One night the soldiers from the depot at Fontainebleau passed under our windows, going in the direction of Provins. An officer who is a great friend of ours had said to us, "When you see the soldiers from the depot going—go too." It was terrible.
It was a beautiful moonlight night, the regiment in extended formation marched along the Avenue des Sablons. Their measured tread purposely muffled, the slight rattling of their mess-tins against their haversacks, and from time to time a curt command given in a low voice, threw us into an agony of fear. We could not sleep: and hidden behind the Venetian blinds we and our maid spent the night in watching them.

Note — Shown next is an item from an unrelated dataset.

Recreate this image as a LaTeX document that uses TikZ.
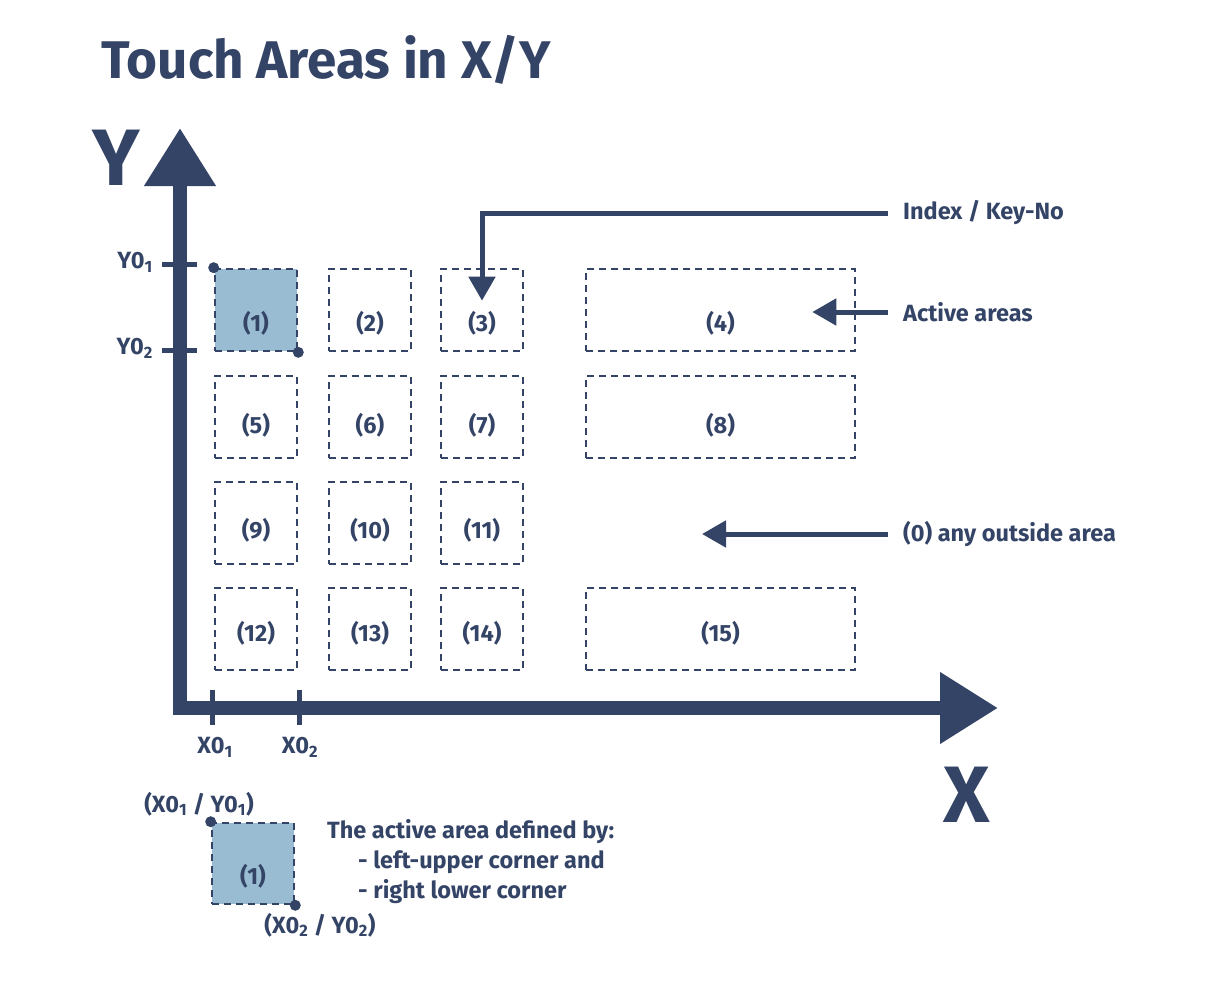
\documentclass[tikz,border=0pt]{standalone}
\usepackage{fontspec}
\setmainfont{Fira Sans}
\usetikzlibrary{arrows.meta, positioning}
\definecolor{navy}{RGB}{52,68,102}
\definecolor{areablue}{RGB}{153,188,211}
\tikzset{
    area/.style={rectangle, draw=navy, line width=2.6pt, dash pattern=on 7pt off 5pt, minimum width=82pt, minimum height=82pt, inner sep=0pt, text height=42pt, text depth=0pt, text=navy, font=\fontsize{23.5}{28}\selectfont\bfseries},
    widearea/.style={area, minimum width=269pt},
    activearea/.style={area, fill=areablue},
    rowb/.style={text height=33pt},
    rowc/.style={text height=30pt},
    rowd/.style={text height=24pt},
    axis/.style={navy, line width=14pt, line join=miter, {Triangle[length=58pt, width=68pt]}-{Triangle[length=58pt, width=68pt]}},
    tickmark/.style={navy, line width=5pt},
    ticklabel/.style={inner sep=0pt, text=navy, font=\fontsize{23.5}{28}\selectfont\bfseries},
    note/.style={anchor=west, inner xsep=15pt, inner ysep=0pt, text=navy, font=\fontsize{23.5}{28}\selectfont\bfseries},
    pointer/.style={navy, line width=5pt, -{Triangle[length=24pt, width=26pt]}},
    corner/.style={circle, fill=navy, inner sep=0pt, minimum size=11pt}
}

\begin{document}
\begin{tikzpicture}[x=1pt, y=-1pt]
    \useasboundingbox (0,0) rectangle (1208,988);

    \node (title) [anchor=base west, inner sep=0pt, text=navy, font=\fontsize{53}{60}\selectfont\bfseries] at (101,78) {Touch Areas in X/Y};

    % axes
    \coordinate (origin) at (180,708);
    \coordinate (ytop) at (180,128);
    \coordinate (xend) at (998,708);
    \draw [axis] (ytop) -- (origin) -- (xend);
    \node (ylab) [inner sep=0pt, text=navy, font=\fontsize{80}{80}\selectfont\bfseries] at (116,158) {Y};
    \node (xlab) [inner sep=0pt, text=navy, font=\fontsize{80}{80}\selectfont\bfseries] at (967,795) {X};

    % ticks
    \coordinate (y1) at (180,264);
    \coordinate (y2) at (180,350);
    \coordinate (x1) at (212,708);
    \coordinate (x2) at (299,708);
    \draw [tickmark] ([xshift=-18pt]y1) -- ([xshift=17pt]y1);
    \draw [tickmark] ([xshift=-18pt]y2) -- ([xshift=17pt]y2);
    \draw [tickmark] ([yshift=18pt]x1) -- ([yshift=-17pt]x1);
    \draw [tickmark] ([yshift=18pt]x2) -- ([yshift=-17pt]x2);
    \node (ly1) [ticklabel, anchor=east] at (153,262) {Y0\textsubscript{1}};
    \node (ly2) [ticklabel, anchor=east] at (153,348) {Y0\textsubscript{2}};
    \node (lx1) [ticklabel] at (215,747) {X0\textsubscript{1}};
    \node (lx2) [ticklabel] at (300,747) {X0\textsubscript{2}};

    % touch areas
    \node (b1) [activearea] at (256,310) {(1)};
    \node (b2) [area] at (370,310) {(2)};
    \node (b3) [area] at (482,310) {(3)};
    \node (b4) [widearea] at (720.5,310) {(4)};
    \node (b5) [area, rowb] at (256,417) {(5)};
    \node (b6) [area, rowb] at (370,417) {(6)};
    \node (b7) [area, rowb] at (482,417) {(7)};
    \node (b8) [widearea, rowb] at (720.5,417) {(8)};
    \node (b9) [area, rowc] at (256,523) {(9)};
    \node (b10) [area, rowc] at (370,523) {(10)};
    \node (b11) [area, rowc] at (482,523) {(11)};
    \node (b12) [area, rowd] at (256,629) {(12)};
    \node (b13) [area, rowd] at (370,629) {(13)};
    \node (b14) [area, rowd] at (482,629) {(14)};
    \node (b15) [widearea, rowd] at (720.5,629) {(15)};
    \node (c1) [corner] at (b1.north west) {};
    \node (c2) [corner] at (b1.south east) {};

    % notes
    \node (idx) [note] at (888,213) {Index / Key-No};
    \node (act) [note] at (888,312) {Active areas};
    \node (out) [note] at (888,534) {(0) any outside area};
    \coordinate (outtip) at (702,534);
    \draw [pointer] (idx.west) -| ([yshift=-33pt]b3.north);
    \draw [pointer] (act.west) -- ([xshift=-44pt]b4.east |- act.west);
    \draw [pointer] (out.west) -- (outtip);

    % legend
    \node (lb) [activearea, minimum height=81pt] at (253,863.5) {(1)};
    \node (lc1) [corner] at (lb.north west) {};
    \node (lc2) [corner] at (lb.south east) {};
    \node (lt1) [ticklabel] at (199,804) {(X0\textsubscript{1} / Y0\textsubscript{1})};
    \node (lt2) [ticklabel] at (320,925) {(X0\textsubscript{2} / Y0\textsubscript{2})};
    \node (def) [anchor=north west, inner sep=0pt, align=left, text=navy, font=\fontsize{23.5}{30}\selectfont\bfseries] at (327,819) {The active area defined by:\\\hspace*{31pt}- left-upper corner and\\\hspace*{31pt}- right lower corner};
\end{tikzpicture}
\end{document}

We had tried to give the soldiers drinks, but the officers objected. I thought of all the mothers whose sons were marching through that tragic night to death, while they, poor women, were sleeping or peacefully praying for them in some far-off corner of France. I thought of my own boy, and my heart was wrung with anguish.
When day came I went to lie down, feeling crushed, all my courage gone.
The next day the Mayor sent to say that we ought to go; an enemy force was at Provins; the Germans were advancing rapidly; communications would be cut by them, and it would be wisest to be off.
I could not make up my mind to it, although all these stories filled me with terror, and Paul said in every letter, "For Heaven's sake—go!" I still shrank from the pang of leaving my house and all that was in it, and especially my animals, my dogs, my mementoes, all the links that bind one to one's home.
VIII—STORY OF THE FLIGHT BEFORE THE INVADERS
The journey, which generally takes two hours, lasted for ten. We were packed like sardines. There were all sorts of things in our carriage, from a baby's bath to a birdcage. Oh! how often we stopped between the stations! (We heard afterwards that there had been an accident on a side line, which accounted for the block and the impossibility of getting on.) The passengers kept getting out and sitting on the banks, and the children played about and amused themselves.
Trains full of soldiers, and even of wounded, were hung up like us on parallel lines. All this confusion brought home to one the panic and terror of this herd of human beings who, in order to escape from the enemy, were rushing headlong into inconceivable troubles.